A psychologist named D.W. Winnicott called these shared worlds of interaction “potential space.” In his work, Winnicott observed the interactions of mothers and babies, and was very interested in these interactions especially the non-verbal communications being shared between the mother and baby. He noticed that, in addition to play symbols and customs, mother and baby could share information about each other’s moods, emotions, alertness, perceptions, etc. in a mutual way. In fact, most psychologists now believe it is impossible for these internal states not to be shared between mothers and babies, and between all beings regardless of age. To conceptualize this mutual sharing of internal feelings, and to draw attention to the idea that it is something that occurs between two individuals, he chose to represent it as a place, and thus the term, “potential space.”
About Potential Space, Winnicott said, it is a place “where we most of the time are when we are experiencing life.” He said it is neither when we are focused on the behavior we are doing, or contemplating the thoughts we are thinking, but when we are having an experience of life.
Winnicott was writing in the 1970s and now we have a lot of new terms to define this experience, such as being able to “be present to the moment.” If we think of what the feeling is to experience this ourselves, or to be around someone who is, most likely we feel a sense of time slowing down a bit, things calming, and sense of resting (often called a sense of being grounded). When interacting with children in this way, we approach the interaction with a feeling of curiosity about the child and are very interested in who she is, rather than whom she needs to be.

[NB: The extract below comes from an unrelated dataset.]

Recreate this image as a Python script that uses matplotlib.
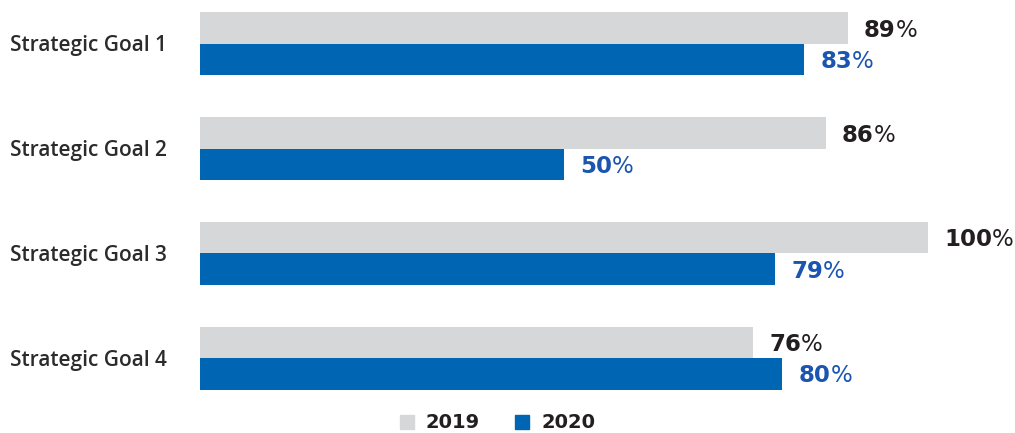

The reason this capacity is important for children’s development is that Winnicott theorized that it is in this “space” that a child’s potential can be realized. In other words, this space that is neither behaviors nor thoughts, is where children have a chance to become themselves, that is to develop into their unique selves.
I like to conceptualize it in terms of a music example; in fact the word often applied to this way of being is “attunement” which means to bring into harmony. If as caregivers, we give the child enough room, she will fill the area with her own tune and as she realizes we are there, listening attentively and willing to harmonize, there is no limit to the beauty of song she will lead and that we can co-create with her. This capacity in a child leads to an understanding of themselves and the world around them that supports their ventures into it.
At Secure Beginnings, we strive to provide environments that support the potential space of children, and we enjoy sharing with you the delight of watching what they create and become.
Are you interested in learning more about D.W. Winnicott’s theories? Most of the information in this article is derived from his book Playing and Reality (1971), particularly the essay entitled “The Place Where We Live.”